東海大菅生のグラウンドには、ひときわ大きな声でチームメートに声をかける田中幹也内野手(2年)の姿があった。素早い動きでノックを受ける。小柄ながら、その声、そのプレーは、大きなグラウンドで誰よりも大きく見えた。

 今年、夏の甲子園でベスト4進出を果たした東海大菅生は、1番遊撃手で活躍した田中を主将に、新チームがスタートしていた。「準決勝で負けた翌日帰京して、グラウンドでのミーティングで若林監督に指名していただきました。マジかよ~って思いましたが(笑)。でも、やるしかないなぁって」と、ニッコリ笑った田中。主将は小学校時に在籍していた軟式チーム「中津リバース」以来。いつも先輩たちの後ろをついていく存在だった田中にとって、意外な指名だった。しかし、すぐに頭に浮かんだのは、前主将・小玉佳吾内野手(3年)の姿だった。

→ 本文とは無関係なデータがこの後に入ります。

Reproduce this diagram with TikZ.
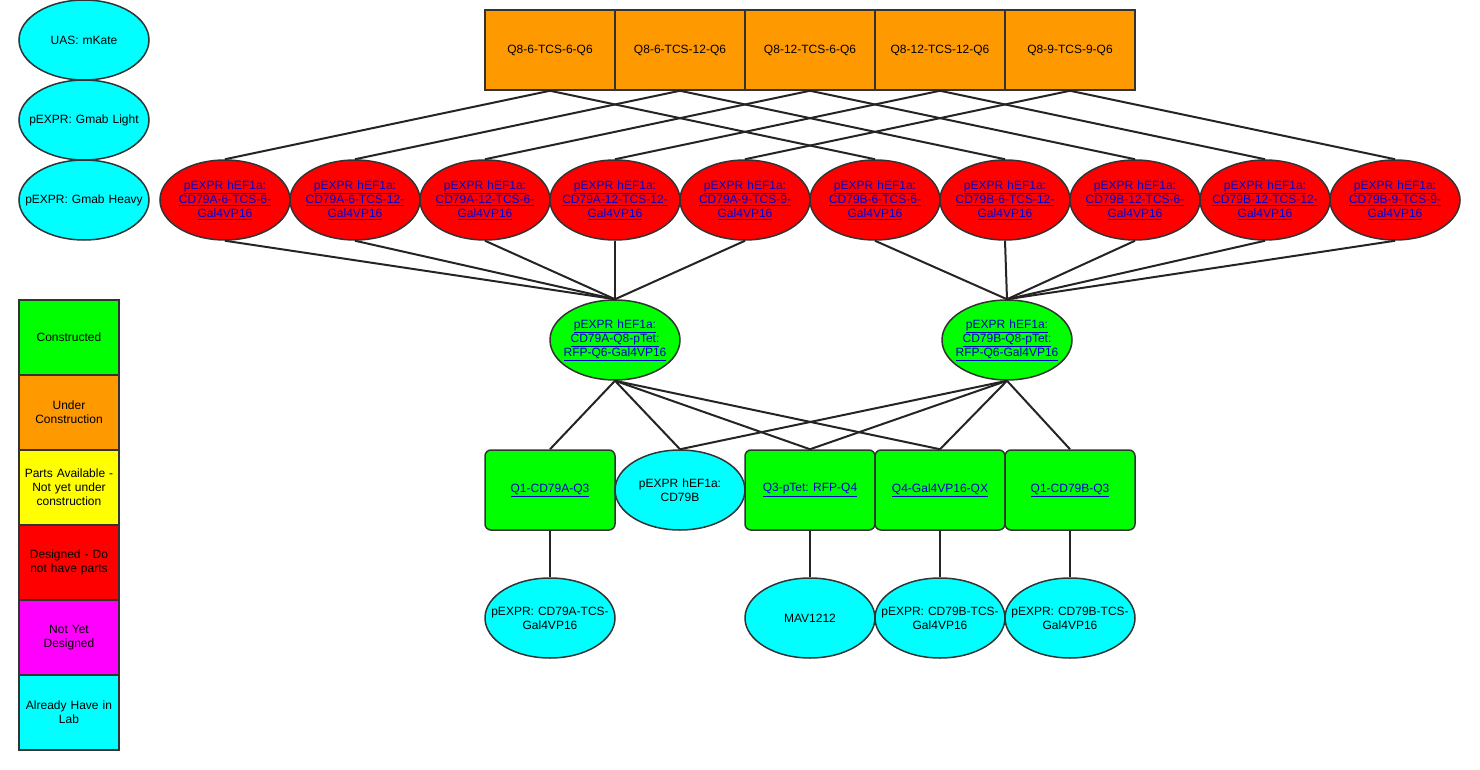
\documentclass[tikz,border=0pt]{standalone}
\usepackage{fontspec}
\setmainfont{Liberation Sans}
\usetikzlibrary{shapes.geometric}

\definecolor{bord}{HTML}{333333}
\definecolor{ccorange}{HTML}{FF9900}
\definecolor{ccrouge}{HTML}{FF0000}
\definecolor{ccvert}{HTML}{00FF00}
\definecolor{cccyan}{HTML}{00FFFF}
\definecolor{ccjaune}{HTML}{FFFF00}
\definecolor{ccmagenta}{HTML}{FF00FF}
\definecolor{lienbleu}{HTML}{0000CC}

\newcommand{\lien}[1]{\underline{#1}}

\begin{document}
\begin{tikzpicture}[x=1pt, y=-1pt, font=\fontsize{12}{14}\selectfont]
\tikzset{ovale/.style={draw=bord, line width=1.5pt, ellipse, minimum width=130pt, minimum height=80pt, inner xsep=-16pt, inner ysep=0pt, text width=120pt, align=center},
boite/.style={draw=bord, line width=1.5pt, rectangle, minimum width=130pt, minimum height=80pt, inner sep=2pt, fill=ccorange},
carre/.style={boite, fill=ccvert, rounded corners=6pt, text=lienbleu},
leg/.style={draw=bord, line width=1.5pt, rectangle, minimum width=100pt, minimum height=75pt, inner sep=0pt, text width=96pt, align=center},
trait/.style={draw=bord!70!black, line width=2pt}}
\useasboundingbox (0,0) rectangle (1480,770);
% deja au labo
\node[ovale, fill=cccyan] (L1) at (84,40) {UAS: mKate};
\node[ovale, fill=cccyan] (L2) at (84,120) {pEXPR: Gmab Light};
\node[ovale, fill=cccyan] (L3) at (84,200) {pEXPR: Gmab Heavy};
% legende
\node[leg, fill=ccvert] (K1) at (69,337.5) {Constructed};
\node[leg, fill=ccorange] (K2) at (69,412.5) {Under\\Construction};
\node[leg, fill=ccjaune] (K3) at (69,487.5) {Parts Available -\\Not yet under\\construction};
\node[leg, fill=ccrouge] (K4) at (69,562.5) {Designed - Do\\not have parts};
\node[leg, fill=ccmagenta] (K5) at (69,637.5) {Not Yet\\Designed};
\node[leg, fill=cccyan] (K6) at (69,712.5) {Already Have in\\Lab};
% en construction
\node[boite] (O1) at (550,50) {Q8-6-TCS-6-Q6};
\node[boite] (O2) at (680,50) {Q8-6-TCS-12-Q6};
\node[boite] (O3) at (810,50) {Q8-12-TCS-6-Q6};
\node[boite] (O4) at (940,50) {Q8-12-TCS-12-Q6};
\node[boite] (O5) at (1070,50) {Q8-9-TCS-9-Q6};
% concus
\node[ovale, fill=ccrouge, text=lienbleu] (R1) at (225,200) {\lien{pEXPR hEF1a:}\\\lien{CD79A-6-TCS-6-}\\\lien{Gal4VP16}};
\node[ovale, fill=ccrouge, text=lienbleu] (R2) at (355,200) {\lien{pEXPR hEF1a:}\\\lien{CD79A-6-TCS-12-}\\\lien{Gal4VP16}};
\node[ovale, fill=ccrouge, text=lienbleu] (R3) at (485,200) {\lien{pEXPR hEF1a:}\\\lien{CD79A-12-TCS-6-}\\\lien{Gal4VP16}};
\node[ovale, fill=ccrouge, text=lienbleu] (R4) at (615,200) {\lien{pEXPR hEF1a:}\\\lien{CD79A-12-TCS-12-}\\\lien{Gal4VP16}};
\node[ovale, fill=ccrouge, text=lienbleu] (R5) at (745,200) {\lien{pEXPR hEF1a:}\\\lien{CD79A-9-TCS-9-}\\\lien{Gal4VP16}};
\node[ovale, fill=ccrouge, text=lienbleu] (R6) at (875,200) {\lien{pEXPR hEF1a:}\\\lien{CD79B-6-TCS-6-}\\\lien{Gal4VP16}};
\node[ovale, fill=ccrouge, text=lienbleu] (R7) at (1005,200) {\lien{pEXPR hEF1a:}\\\lien{CD79B-6-TCS-12-}\\\lien{Gal4VP16}};
\node[ovale, fill=ccrouge, text=lienbleu] (R8) at (1135,200) {\lien{pEXPR hEF1a:}\\\lien{CD79B-12-TCS-6-}\\\lien{Gal4VP16}};
\node[ovale, fill=ccrouge, text=lienbleu] (R9) at (1265,200) {\lien{pEXPR hEF1a:}\\\lien{CD79B-12-TCS-12-}\\\lien{Gal4VP16}};
\node[ovale, fill=ccrouge, text=lienbleu] (R10) at (1395,200) {\lien{pEXPR hEF1a:}\\\lien{CD79B-9-TCS-9-}\\\lien{Gal4VP16}};
% construits
\node[ovale, fill=ccvert, text=lienbleu] (VA) at (615,340) {\lien{pEXPR hEF1a:}\\\lien{CD79A-Q8-pTet:}\\\lien{RFP-Q6-Gal4VP16}};
\node[ovale, fill=ccvert, text=lienbleu] (VB) at (1007,340) {\lien{pEXPR hEF1a:}\\\lien{CD79B-Q8-pTet:}\\\lien{RFP-Q6-Gal4VP16}};
\node[carre] (B1) at (550,490) {\lien{Q1-CD79A-Q3}};
\node[ovale, fill=cccyan] (B2) at (680,490) {pEXPR hEF1a:\\CD79B};
\node[carre] (B3) at (810,490) {\lien{Q3-pTet: RFP-Q4}};
\node[carre] (B4) at (940,490) {\lien{Q4-Gal4VP16-QX}};
\node[carre] (B5) at (1070,490) {\lien{Q1-CD79B-Q3}};
% pieces
\node[ovale, fill=cccyan] (C1) at (550,618) {pEXPR: CD79A-TCS-\\Gal4VP16};
\node[ovale, fill=cccyan] (C2) at (810,618) {MAV1212};
\node[ovale, fill=cccyan] (C3) at (940,618) {pEXPR: CD79B-TCS-\\Gal4VP16};
\node[ovale, fill=cccyan] (C4) at (1070,618) {pEXPR: CD79B-TCS-\\Gal4VP16};
% liens
\draw[trait] (O1.south) -- (R1.north);
\draw[trait] (O1.south) -- (R6.north);
\draw[trait] (O2.south) -- (R2.north);
\draw[trait] (O2.south) -- (R7.north);
\draw[trait] (O3.south) -- (R3.north);
\draw[trait] (O3.south) -- (R8.north);
\draw[trait] (O4.south) -- (R4.north);
\draw[trait] (O4.south) -- (R9.north);
\draw[trait] (O5.south) -- (R5.north);
\draw[trait] (O5.south) -- (R10.north);
\draw[trait] (R1.south) -- (VA.north);
\draw[trait] (R2.south) -- (VA.north);
\draw[trait] (R3.south) -- (VA.north);
\draw[trait] (R4.south) -- (VA.north);
\draw[trait] (R5.south) -- (VA.north);
\draw[trait] (R6.south) -- (VB.north);
\draw[trait] (R7.south) -- (VB.north);
\draw[trait] (R8.south) -- (VB.north);
\draw[trait] (R9.south) -- (VB.north);
\draw[trait] (R10.south) -- (VB.north);
\draw[trait] (VA.south) -- (B1.north);
\draw[trait] (VA.south) -- (B2.north);
\draw[trait] (VA.south) -- (B3.north);
\draw[trait] (VA.south) -- (B4.north);
\draw[trait] (VB.south) -- (B2.north);
\draw[trait] (VB.south) -- (B3.north);
\draw[trait] (VB.south) -- (B4.north);
\draw[trait] (VB.south) -- (B5.north);
\draw[trait] (B1.south) -- (C1.north);
\draw[trait] (B3.south) -- (C2.north);
\draw[trait] (B4.south) -- (C3.north);
\draw[trait] (B5.south) -- (C4.north);
\end{tikzpicture}
\end{document}
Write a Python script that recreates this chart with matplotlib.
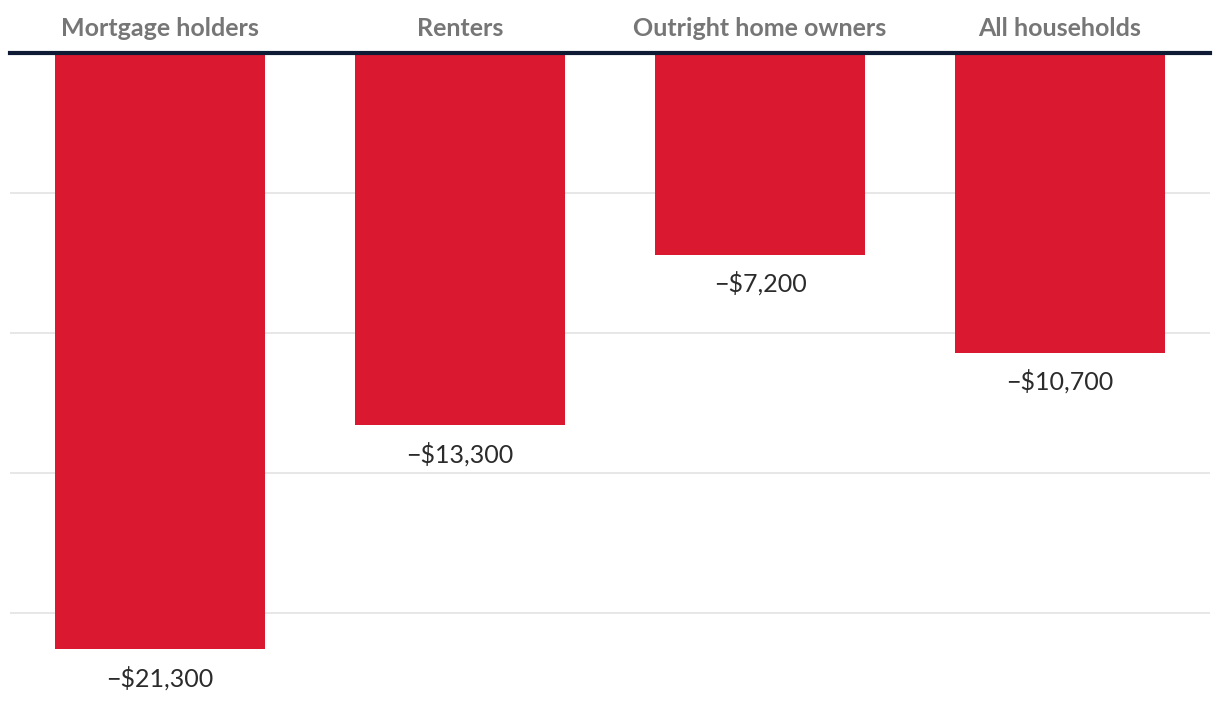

「小玉さんも、プレーで引っ張っていく主将でした。僕もそういう存在になれたらなぁと思いました。小玉さんは、練習から選手のみんなに声をかけていて、余裕をもってプレーをしていたと思うんです。僕も周りをしっかり見られる選手になりたいです」と、すぐに気持ちを切り替え、練習から声を出してチームを引っ張っている。

 「新チームの長距離打者は4番の片山(昂星内野手、2年)くらいなので、つなぐ野球でやっていきたいと思っています」。

 身長166センチの小柄で俊足巧打。甲子園で俊足好守を誰よりもアピールした。4試合で打率は5割。攻守に渡る素早い動きに「忍者」というニックネームまでついた。田中が新チームでもキーマンになるのは明らかだ。

 「先輩たちの代は夏の甲子園ベスト4でしたが、選抜は出場していない。僕らの代は選抜に出場して勝ちたい。今度は自分たちの代で菅生の野球を作っていきます」と、胸を張って力強く話してくれた田中は誰よりも大きく見えた。

 「お前らで甲子園優勝しろ」3年生からの言葉を胸に“忍者”田中は、さっそうとチームを引っ張る。